Agridulce y melancólica como buena película uruguaya, algo salva a Belmonte de ser una de las tantas en las que no pasa nada y el tedio gana la partida. Tal vez sea el carisma de su protagonista, con su eterna cara de fastidio; o las sutiles pinceladas de humor que aparecen por aquí y por allá; o los toques fantásticos, también escuetos; o la contemplación de un mundito interesante. El mundito de Javier Belmonte.
Es un hombre de cuarentipico al que no le va tan mal.

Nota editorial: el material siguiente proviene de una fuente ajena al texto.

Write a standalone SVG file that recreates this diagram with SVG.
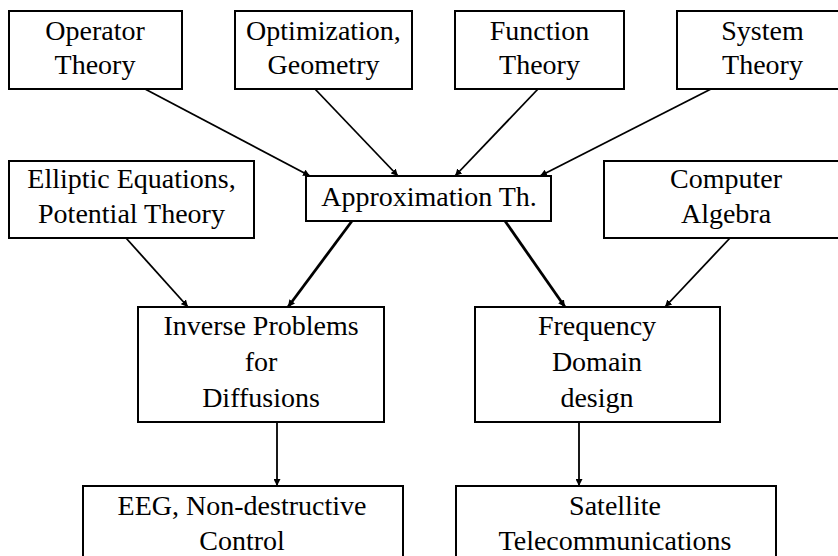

Vive de sus pinturas, algo que pocos artistas consiguen; tiene una hija de unos ocho años que lo quiere; las mujeres caen rendidas a sus pies sin que él haga nada para lograrlo. Belmonte no cree en el amor ni en que pueda existir algo llamado carrera. No tiene muchas más ambiciones que pasar un tiempo con la nena y pintar tranquilo, sin que nadie le rompa mucho la paciencia. Y tiene esos modestos objetivos más o menos encaminados, pero parece disconforme, enojado. Descubrir la lógica interna de este rebelde sin causa quizá sea el mayor atractivo de la película.
Esta historia mínima que bien podría transcurrir en los años ’80 -Montevideo y su efecto retro- marca la primera actuación protagónica de Gonzalo Delgado (la segunda debería ser en una biopic del ex futbolista de Independiente, Dany Garnero), coguionista de Whisky y director de arte de varias producciones a ambos lados del Río de la Plata. Él es el autor de las pinturas de Belmonte: la mayor parte de ellas, desnudos masculinos que marcan el paisaje de la película.
La paternidad, la masculinidad, el desconcierto de llegar a esa edad en la que el final está más cerca que el punto de partida (con la voz de Leo Masliah cantando Imaginate m'hijo como contraseña). Cada quien le buscará un significado a este significante cáustico y adusto llamado Belmonte que, ajeno a interpretaciones, se carga sus pinturas al hombro y va.